* Exercise
Using the material that follows, identify and copy each line with the string "picture".

* Source data
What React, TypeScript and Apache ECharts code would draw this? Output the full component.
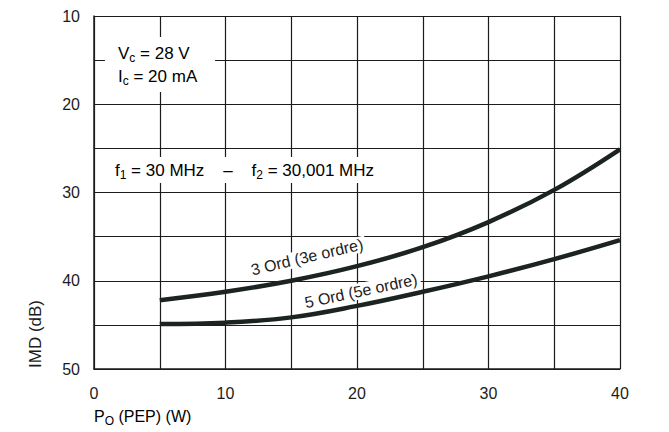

* * *

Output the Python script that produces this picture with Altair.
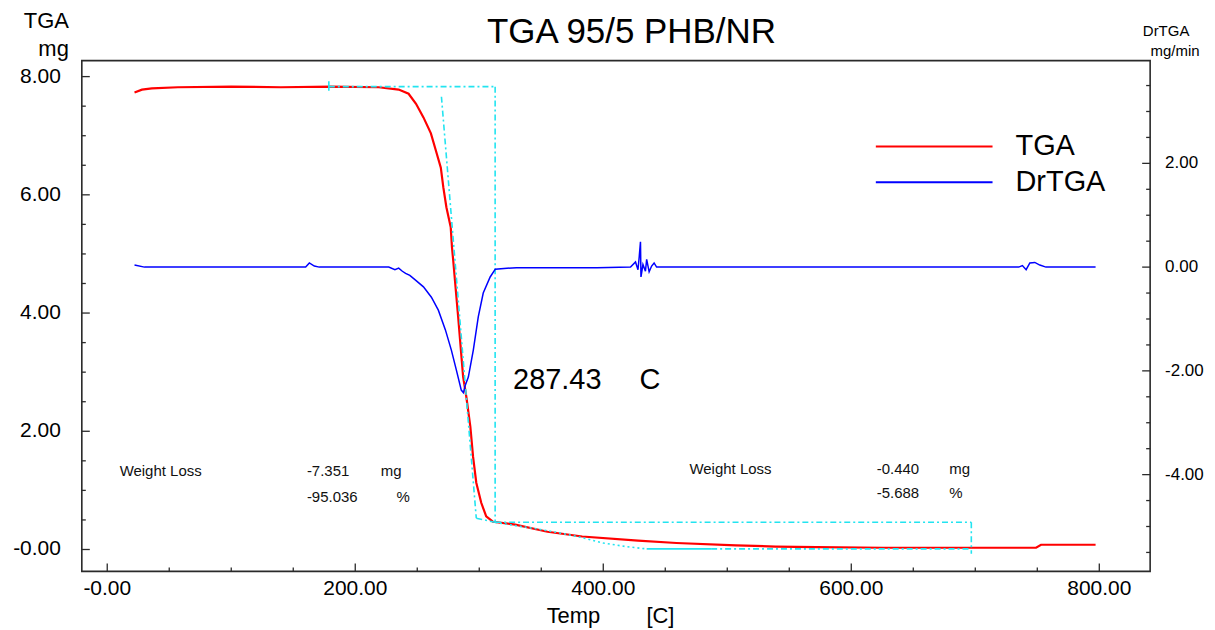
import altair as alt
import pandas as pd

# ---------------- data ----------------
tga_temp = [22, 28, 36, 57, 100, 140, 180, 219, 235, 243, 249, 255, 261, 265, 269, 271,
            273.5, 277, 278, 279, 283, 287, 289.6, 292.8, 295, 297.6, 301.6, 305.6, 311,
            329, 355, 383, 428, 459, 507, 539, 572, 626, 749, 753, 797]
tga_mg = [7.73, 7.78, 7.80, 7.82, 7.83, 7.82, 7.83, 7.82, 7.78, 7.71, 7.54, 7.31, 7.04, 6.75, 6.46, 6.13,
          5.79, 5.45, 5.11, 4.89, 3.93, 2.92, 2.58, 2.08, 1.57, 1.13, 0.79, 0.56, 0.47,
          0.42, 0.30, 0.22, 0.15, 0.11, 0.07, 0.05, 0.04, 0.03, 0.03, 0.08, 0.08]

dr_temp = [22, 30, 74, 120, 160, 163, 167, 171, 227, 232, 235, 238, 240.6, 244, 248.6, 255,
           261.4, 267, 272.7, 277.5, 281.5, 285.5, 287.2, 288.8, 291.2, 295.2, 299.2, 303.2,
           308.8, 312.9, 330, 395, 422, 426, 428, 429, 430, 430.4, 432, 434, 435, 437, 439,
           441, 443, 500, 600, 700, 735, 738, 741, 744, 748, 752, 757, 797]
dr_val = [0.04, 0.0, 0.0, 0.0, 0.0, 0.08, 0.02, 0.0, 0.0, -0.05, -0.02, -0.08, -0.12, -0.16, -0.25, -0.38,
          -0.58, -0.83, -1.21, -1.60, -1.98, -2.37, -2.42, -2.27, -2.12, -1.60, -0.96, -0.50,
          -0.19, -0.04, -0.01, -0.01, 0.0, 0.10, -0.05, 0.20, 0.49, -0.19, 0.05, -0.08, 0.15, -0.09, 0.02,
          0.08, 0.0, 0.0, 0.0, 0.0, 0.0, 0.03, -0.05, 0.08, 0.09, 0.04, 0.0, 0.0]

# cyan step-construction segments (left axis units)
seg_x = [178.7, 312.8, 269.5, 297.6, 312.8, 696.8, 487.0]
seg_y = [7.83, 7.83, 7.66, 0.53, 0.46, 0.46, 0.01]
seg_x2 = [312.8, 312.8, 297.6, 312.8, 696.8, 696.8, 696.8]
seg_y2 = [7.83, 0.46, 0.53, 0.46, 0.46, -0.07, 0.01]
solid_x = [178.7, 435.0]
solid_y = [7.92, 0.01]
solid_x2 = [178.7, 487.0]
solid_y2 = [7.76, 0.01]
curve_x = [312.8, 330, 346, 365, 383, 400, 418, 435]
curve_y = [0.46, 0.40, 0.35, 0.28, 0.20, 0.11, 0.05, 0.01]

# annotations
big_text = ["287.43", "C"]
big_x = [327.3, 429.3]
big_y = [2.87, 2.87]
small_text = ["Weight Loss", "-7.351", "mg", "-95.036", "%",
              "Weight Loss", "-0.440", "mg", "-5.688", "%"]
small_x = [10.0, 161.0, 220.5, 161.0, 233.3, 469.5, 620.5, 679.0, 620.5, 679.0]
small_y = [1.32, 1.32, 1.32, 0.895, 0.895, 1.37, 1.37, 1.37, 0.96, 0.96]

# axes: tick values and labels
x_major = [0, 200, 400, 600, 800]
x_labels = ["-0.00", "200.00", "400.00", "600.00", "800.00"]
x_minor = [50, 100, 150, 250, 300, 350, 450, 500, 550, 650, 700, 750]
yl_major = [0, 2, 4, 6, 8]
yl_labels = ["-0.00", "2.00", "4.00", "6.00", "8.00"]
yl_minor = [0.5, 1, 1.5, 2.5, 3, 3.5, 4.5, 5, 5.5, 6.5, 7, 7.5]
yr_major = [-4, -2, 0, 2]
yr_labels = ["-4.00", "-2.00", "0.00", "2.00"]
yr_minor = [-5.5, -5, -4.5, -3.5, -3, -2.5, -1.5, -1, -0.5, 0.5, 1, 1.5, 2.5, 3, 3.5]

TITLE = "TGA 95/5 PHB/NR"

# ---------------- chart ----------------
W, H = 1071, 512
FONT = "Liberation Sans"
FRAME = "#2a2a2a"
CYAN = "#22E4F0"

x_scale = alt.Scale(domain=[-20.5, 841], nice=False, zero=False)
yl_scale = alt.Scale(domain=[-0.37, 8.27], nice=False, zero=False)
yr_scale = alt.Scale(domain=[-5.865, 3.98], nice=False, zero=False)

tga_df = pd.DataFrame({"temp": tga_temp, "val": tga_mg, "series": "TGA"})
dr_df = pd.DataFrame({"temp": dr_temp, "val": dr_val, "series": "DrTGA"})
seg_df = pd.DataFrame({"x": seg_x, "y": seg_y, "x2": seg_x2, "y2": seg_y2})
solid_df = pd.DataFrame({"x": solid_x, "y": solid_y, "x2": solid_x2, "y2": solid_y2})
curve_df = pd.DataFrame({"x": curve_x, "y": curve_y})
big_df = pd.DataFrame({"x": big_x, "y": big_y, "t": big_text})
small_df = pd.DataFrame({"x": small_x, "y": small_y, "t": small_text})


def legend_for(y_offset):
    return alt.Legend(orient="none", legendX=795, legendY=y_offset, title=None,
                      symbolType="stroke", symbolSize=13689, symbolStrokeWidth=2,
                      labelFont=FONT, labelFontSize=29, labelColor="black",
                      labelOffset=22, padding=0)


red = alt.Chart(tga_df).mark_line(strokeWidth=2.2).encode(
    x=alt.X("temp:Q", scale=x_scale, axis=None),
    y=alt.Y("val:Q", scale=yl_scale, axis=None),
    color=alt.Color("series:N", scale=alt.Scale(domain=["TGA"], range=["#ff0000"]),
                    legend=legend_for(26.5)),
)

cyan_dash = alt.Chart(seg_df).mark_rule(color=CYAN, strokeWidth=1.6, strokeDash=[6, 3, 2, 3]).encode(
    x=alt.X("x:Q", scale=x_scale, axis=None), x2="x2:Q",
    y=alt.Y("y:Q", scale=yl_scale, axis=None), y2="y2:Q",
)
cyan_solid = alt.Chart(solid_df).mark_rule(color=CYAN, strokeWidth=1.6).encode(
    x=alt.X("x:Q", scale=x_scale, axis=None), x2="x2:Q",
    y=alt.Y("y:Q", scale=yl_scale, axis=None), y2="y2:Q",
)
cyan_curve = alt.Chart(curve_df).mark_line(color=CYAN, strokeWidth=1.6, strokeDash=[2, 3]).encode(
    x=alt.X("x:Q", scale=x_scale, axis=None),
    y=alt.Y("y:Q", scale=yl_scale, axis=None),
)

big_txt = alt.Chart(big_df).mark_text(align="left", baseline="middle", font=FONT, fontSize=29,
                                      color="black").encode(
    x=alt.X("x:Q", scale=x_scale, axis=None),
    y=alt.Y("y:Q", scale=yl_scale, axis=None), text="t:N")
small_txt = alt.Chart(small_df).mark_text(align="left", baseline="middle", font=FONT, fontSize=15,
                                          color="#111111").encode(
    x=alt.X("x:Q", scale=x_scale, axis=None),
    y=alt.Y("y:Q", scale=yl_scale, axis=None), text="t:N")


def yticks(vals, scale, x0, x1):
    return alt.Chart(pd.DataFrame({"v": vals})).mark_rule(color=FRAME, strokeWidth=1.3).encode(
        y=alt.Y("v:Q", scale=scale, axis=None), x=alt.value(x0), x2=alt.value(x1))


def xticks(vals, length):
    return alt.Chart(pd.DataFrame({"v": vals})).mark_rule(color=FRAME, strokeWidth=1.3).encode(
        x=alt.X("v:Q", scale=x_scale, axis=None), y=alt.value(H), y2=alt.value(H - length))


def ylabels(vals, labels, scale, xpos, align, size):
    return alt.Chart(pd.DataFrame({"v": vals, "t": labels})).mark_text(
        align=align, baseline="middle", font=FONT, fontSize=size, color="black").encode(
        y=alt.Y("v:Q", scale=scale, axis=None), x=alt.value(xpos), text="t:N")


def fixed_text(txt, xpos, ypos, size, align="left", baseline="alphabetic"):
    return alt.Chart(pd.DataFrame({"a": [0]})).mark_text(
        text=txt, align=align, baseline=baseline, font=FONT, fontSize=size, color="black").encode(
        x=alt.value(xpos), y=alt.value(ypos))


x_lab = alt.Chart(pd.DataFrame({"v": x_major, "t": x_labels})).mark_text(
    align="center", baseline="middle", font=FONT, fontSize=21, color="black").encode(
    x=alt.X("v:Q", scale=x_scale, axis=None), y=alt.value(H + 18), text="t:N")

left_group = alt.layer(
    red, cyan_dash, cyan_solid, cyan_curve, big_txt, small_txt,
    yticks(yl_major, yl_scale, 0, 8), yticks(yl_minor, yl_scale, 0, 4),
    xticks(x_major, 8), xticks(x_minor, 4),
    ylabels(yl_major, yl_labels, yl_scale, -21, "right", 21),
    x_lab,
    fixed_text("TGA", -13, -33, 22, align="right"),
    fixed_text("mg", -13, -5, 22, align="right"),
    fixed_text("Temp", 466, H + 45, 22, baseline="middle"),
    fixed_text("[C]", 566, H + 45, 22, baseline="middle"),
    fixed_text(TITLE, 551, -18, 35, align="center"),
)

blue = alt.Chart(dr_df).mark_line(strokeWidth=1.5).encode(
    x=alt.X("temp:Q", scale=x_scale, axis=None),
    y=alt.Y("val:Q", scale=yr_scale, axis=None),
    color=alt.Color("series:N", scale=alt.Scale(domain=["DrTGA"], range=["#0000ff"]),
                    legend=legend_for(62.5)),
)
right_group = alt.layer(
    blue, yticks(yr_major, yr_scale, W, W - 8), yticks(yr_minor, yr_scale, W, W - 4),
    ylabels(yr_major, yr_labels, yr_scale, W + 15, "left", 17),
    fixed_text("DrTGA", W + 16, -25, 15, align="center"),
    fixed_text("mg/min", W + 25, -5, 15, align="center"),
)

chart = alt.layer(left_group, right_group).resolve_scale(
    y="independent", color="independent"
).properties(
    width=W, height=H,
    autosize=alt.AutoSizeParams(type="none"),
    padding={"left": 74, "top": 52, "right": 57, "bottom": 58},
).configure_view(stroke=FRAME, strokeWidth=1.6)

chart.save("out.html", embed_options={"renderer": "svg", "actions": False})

* Full response
Output the Python script that produces this picture with Altair.

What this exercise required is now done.